The weeks before Christmas tend to be slow news weeks, but not in tech: this week we discovered a really big deal, a really big-money deal, a big headache for YouTube and a Blackberry we wouldn't mind owning. It's week in tech!
YouTube's biggest threat is no empty Vessel
What's under the radar, is reportedly poaching some of YouTube's best talent and could be a really big deal in 2015? We're talking about Vessel, the new project from ex-Hulu CEO Jason Kilar. As Hugh Langley explains: "The service, which has been rumoured for some time, will go live in early 2015 and offer a two-tier subscription service. There'll be a free ad-supported option, or a $2.99-a-month choice that will offer "early access to the web's best short-form videos" but will still have ads, it seems.
Videos will sit in the early access zone for at least 72 hours, says Vessel, before moving into the free tier. While there'll be plenty on offer for subscribers, this is a platform that wants to be more focused on the content creators than rivals like YouTube are." It's clearly one to, ahem, watch.
Netflix says no
If you're hoping for offline viewing of Netflix movies, Hugh has some bad news for you: "while we'd say "never say never", it sounds like it is, in fact, a case of never." That's straight from the horse's mouth, and by horse we mean Netflix Director of Corporate Communications and Technology. Amazon has waded in, however, and told us that its offline viewing, which is currently available for Fire tablets, will make its way to other devices in the future.
You might not have offline viewing, but Netflix has expanded to a surprising new place: your wrist. You can now control Netflix with an Android Wear watch, although Matt Hanson would like to point out that "you can't actually watch Netflix on your wrist" because "that would be silly."
The not-so-fat controller
The final release is still some way off, but we've got our hands on a brand new image of the controller for Valve's forthcoming Steam Machines. The overall shape is much like before, but it appears to be a bit thinner and has a four-point directional guide on the left hand trackpad. We're expecting to see more at GDC 2015.
Google has added features from the much-liked Songza recommendation service to its Google Play Music service. The new 'Music Concierge' feature, which will be available to all subscribers of Google Play Music and YouTube Music Key beta, recommends playlists depending on the time of day or what you're doing. Brits even get a "wallowing in self-pity" playlist, Songza founder Elias Roman told us.
Skype imitates art
Remember the Babel Fish from the Hitch-Hiker's Guide to the Galaxy? Microsoft has invented it, and nobody has to stick a fish in their ear. The Skype Translator has begun breaking down language barriers, and it's no lab experiment: there's a preview you can try that translates speech from English to Spanish and vice-versa. The preview is limited to Windows 8.1 users who registered their interest last month. As big deals go, this one's pretty big.

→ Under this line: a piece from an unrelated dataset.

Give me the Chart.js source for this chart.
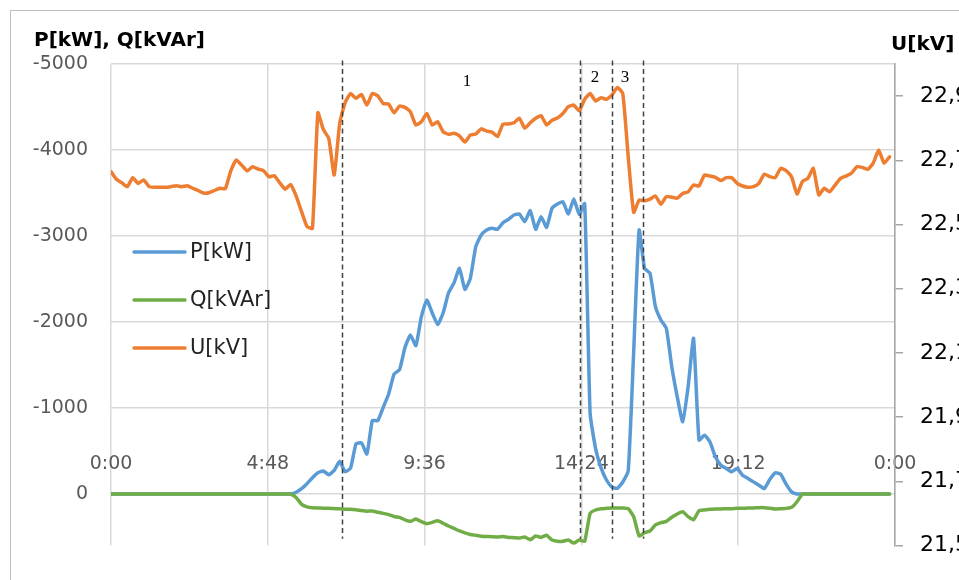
<!DOCTYPE html>
<html>
<head>
<meta charset="utf-8">
<script src="https://cdn.jsdelivr.net/npm/chart.js@4.4.1/dist/chart.umd.min.js"></script>
<style>
  html, body { margin:0; padding:0; background:#fff; }
  #wrap { width:959px; height:580px; overflow:hidden; }
</style>
</head>
<body>
<div id="wrap"><canvas id="c" width="959" height="580"></canvas></div>
<script>
// 10-minute samples, 0:00 .. 23:50
const STEP_MIN = 10;

const P_KW = [
  0,0,0,0,0,0,0,0,0,0, 0,0,0,0,0,0,0,0,0,0, 0,0,0,0,0,0,0,0,0,0, 0,0,0,0,
  -20,-62,-120,-190,-248,-267,-225,-275,-380,-260,-300,-583,-595,-465,-853,-853,
  -1008,-1163,-1395,-1446,-1705,-1849,-1725,-2060,-2255,-2105,-1970,-2105,-2340,-2455,-2624,-2380,
  -2508,-2876,-3012,-3070,-3089,-3078,-3155,-3194,-3244,-3256,-3167,-3295,-3078,-3225,-3101,-3322,
  -3372,-3399,-3256,-3430,-3250,-3375,-938,-531,-307,-163,-79,-66,-140,-271,-1650,-3070,
  -2624,-2566,-2178,-2023,-1926,-1480,-1132,-841,-1248,-1810,-626,-684,-607,-432,-335,-297,
  -258,-297,-219,-180,-141,-103,-63,-168,-246,-230,-114,-25,
  0,0,0,0,0,0,0,0,0,0,0,0,0,0,0,0,0,0
];

const Q_KVAR = [
  0,0,0,0,0,0,0,0,0,0, 0,0,0,0,0,0,0,0,0,0, 0,0,0,0,0,0,0,0,0,0, 0,0,0,0,
  40,120,150,160,163,165,167,170,172,178,176,182,192,200,198,212,
  225,240,262,272,300,318,292,322,345,330,312,340,372,400,430,452,
  470,480,490,494,497,500,495,505,508,512,500,531,488,505,480,535,
  550,550,535,570,535,550,225,186,171,167,163,163,163,171,264,488,
  450,430,360,333,318,271,233,205,264,300,194,186,178,174,174,171,
  171,167,167,163,163,159,159,165,174,171,167,155,90,
  0,0,0,0,0,0,0,0,0,0,0,0,0,0,0,0,0
];

const U_KV = [
  22.665,22.641,22.630,22.618,22.646,22.628,22.639,22.618,22.616,22.616,
  22.616,22.618,22.621,22.618,22.621,22.613,22.606,22.598,22.599,22.606,
  22.613,22.612,22.667,22.701,22.685,22.667,22.680,22.673,22.668,22.649,
  22.652,22.630,22.610,22.625,22.589,22.540,22.494,22.488,22.848,22.796,
  22.768,22.654,22.815,22.880,22.908,22.893,22.905,22.872,22.908,22.901,
  22.877,22.875,22.848,22.869,22.865,22.851,22.810,22.820,22.846,22.810,
  22.820,22.789,22.781,22.784,22.776,22.757,22.779,22.782,22.798,22.791,
  22.788,22.774,22.813,22.813,22.817,22.831,22.800,22.817,22.831,22.839,
  22.810,22.825,22.832,22.846,22.867,22.872,22.854,22.890,22.908,22.885,
  22.895,22.890,22.903,22.927,22.908,22.711,22.538,22.576,22.574,22.579,
  22.589,22.563,22.587,22.585,22.582,22.597,22.602,22.623,22.620,22.654,
  22.651,22.647,22.637,22.646,22.646,22.628,22.620,22.616,22.618,22.628,
  22.657,22.649,22.646,22.675,22.668,22.649,22.595,22.634,22.644,22.675,
  22.592,22.613,22.602,22.623,22.644,22.651,22.660,22.680,22.678,22.672,
  22.691,22.732,22.691,22.711
];

const X_TICKS = [0, 288, 576, 864, 1152, 1440];
const X_TICK_LABELS = ['0:00', '4:48', '9:36', '14:24', '19:12', '0:00'];
const PQ_TICKS = [-5000, -4000, -3000, -2000, -1000, 0];
const U_TICKS = [21.5, 21.7, 21.9, 22.1, 22.3, 22.5, 22.7, 22.9];

// phase boundaries (minutes) and phase numbers
const PHASE_LINES = [424, 862, 921, 977];
const PHASE_LABELS = ['1', '2', '3'];
const PHASE_LABEL_X = [654, 889, 944];
const PHASE_LABEL_Y = [-4791, -4837, -4837];

const SERIES = [
  { label: 'P[kW]',   data: P_KW,   color: '#5B9BD5', axis: 'y',  order: 3 },
  { label: 'Q[kVAr]', data: Q_KVAR, color: '#70AD47', axis: 'y',  order: 2 },
  { label: 'U[kV]',   data: U_KV,   color: '#ED7D31', axis: 'y1', order: 1 }
];

const FONT = 'DejaVu Sans';

const decor = {
  id: 'decor',
  beforeDraw(chart){
    const ctx = chart.ctx;
    ctx.save();
    ctx.fillStyle = '#fff';
    ctx.fillRect(0, 0, chart.width, chart.height);
    ctx.strokeStyle = '#c0c0c0';
    ctx.lineWidth = 1;
    ctx.strokeRect(10.5, 10.5, 2000, 2000);
    ctx.restore();
  },
  afterDatasetsDraw(chart){
    const ctx = chart.ctx, xs = chart.scales.x, ys = chart.scales.y;
    ctx.save();
    // dashed phase boundaries
    ctx.strokeStyle = '#404040';
    ctx.lineWidth = 1.5;
    ctx.setLineDash([5, 3.5]);
    PHASE_LINES.forEach(t => {
      const px = Math.round(xs.getPixelForValue(t)) + 0.5;
      ctx.beginPath();
      ctx.moveTo(px, ys.getPixelForValue(-5040));
      ctx.lineTo(px, ys.getPixelForValue(520));
      ctx.stroke();
    });
    ctx.setLineDash([]);
    ctx.fillStyle = '#000';
    ctx.font = '17px "Liberation Serif"';
    ctx.textAlign = 'center';
    ctx.textBaseline = 'middle';
    PHASE_LABELS.forEach((t, i) => {
      ctx.fillText(t, xs.getPixelForValue(PHASE_LABEL_X[i]), ys.getPixelForValue(PHASE_LABEL_Y[i]));
    });

    // axis titles
    ctx.textAlign = 'left';
    ctx.textBaseline = 'alphabetic';
    ctx.font = 'bold 20px "' + FONT + '"';
    ctx.fillText('P[kW], Q[kVAr]', 34, 46);
    ctx.fillText('U[kV]', 891, 50);

    // legend inside the plot
    ctx.font = '21px "' + FONT + '"';
    ctx.textBaseline = 'middle';
    ctx.lineCap = 'round';
    SERIES.forEach((s, i) => {
      const y = 252 + i * 48;
      ctx.strokeStyle = s.color;
      ctx.lineWidth = 3.5;
      ctx.beginPath();
      ctx.moveTo(134, y);
      ctx.lineTo(185, y);
      ctx.stroke();
      ctx.fillStyle = '#222';
      ctx.fillText(s.label, 190, y + 1);
    });
    ctx.restore();
  }
};

function buildChart(){
  const datasets = SERIES.map(s => ({
    label: s.label,
    data: s.data.map((v, i) => ({ x: i * STEP_MIN, y: v })),
    yAxisID: s.axis,
    borderColor: s.color,
    backgroundColor: s.color,
    borderWidth: 3.5,
    pointRadius: 0,
    tension: 0.15,
    borderJoinStyle: 'round',
    borderCapStyle: 'round',
    order: s.order
  }));

  new Chart(document.getElementById('c'), {
    type: 'line',
    data: { datasets },
    plugins: [decor],
    options: {
      responsive: false,
      animation: false,
      devicePixelRatio: 1,
      layout: { padding: { top: 64, bottom: 34, left: 0, right: 0 } },
      plugins: { legend: { display: false }, tooltip: { enabled: false } },
      scales: {
        x: {
          type: 'linear',
          min: 0, max: 1440,
          position: { y: -480 },
          afterBuildTicks: sc => { sc.ticks = X_TICKS.map(v => ({ value: v })); },
          grid: { color: '#d9d9d9', lineWidth: 1.5, drawTicks: false },
          border: { display: false },
          ticks: {
            autoSkip: false, maxRotation: 0, padding: 0,
            color: '#595959', font: { family: FONT, size: 19 },
            callback: (v, i) => X_TICK_LABELS[i]
          }
        },
        y: {
          type: 'linear',
          position: 'left',
          reverse: true,
          min: -5000, max: 600,
          afterBuildTicks: sc => { sc.ticks = PQ_TICKS.map(v => ({ value: v })); },
          afterFit: sc => { sc.width = 111; },
          grid: { color: '#d9d9d9', lineWidth: 1.5, drawTicks: false },
          border: { display: false },
          ticks: {
            padding: 23, color: '#595959', font: { family: FONT, size: 19 },
            callback: v => String(v)
          }
        },
        y1: {
          type: 'linear',
          position: 'right',
          min: 21.5, max: 23.0,
          afterBuildTicks: sc => { sc.ticks = U_TICKS.map(v => ({ value: v })); },
          afterFit: sc => { sc.width = 64; },
          grid: { drawOnChartArea: false, drawTicks: true, tickLength: 8, color: '#a6a6a6', lineWidth: 1.5 },
          border: { display: true, color: '#a6a6a6', width: 1.5 },
          ticks: {
            padding: 17, color: '#000', font: { family: FONT, size: 22 },
            callback: v => v.toFixed(1).replace('.', ',')
          }
        }
      }
    }
  });
}

document.addEventListener('DOMContentLoaded', buildChart);
</script>
</body>
</html>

Remember Blackberry, the smartphone everybody loved before iPhones and Android came along? It's back in the form of the Blackberry Classic, a distinctly retro-looking new phone from the firm formerly known as RIM. As John McCann says, it's a real blast from the past: it's "aimed squarely at the business market, although avid BB fans will be able to get hold of one if they so wish."
Movin' on UP
Fancy a Jawbone UP but don't want to wear it on your wrist? The UP Move may be for you. Jawbone has taken the tech from its excellent wristband and stuck it into a pebble-shaped pedometer, and it's cut the price too. The app's a little buggy and the colours may be an acquired taste, but it's clever and the battery's good for six months.
Older UK readers will recall that BT used to be in the mobile phone business: its Cellnet service used hilariously sci-fi ads about surfing the BT Cellnet to sell terrible WAP phones. That division has long since been sold off (it's O2 now) but BT's getting back into the mobile business by acquiring EE. It's all about convergence: BT already provides broadband, landline and TV services, and mobile is an obvious omission.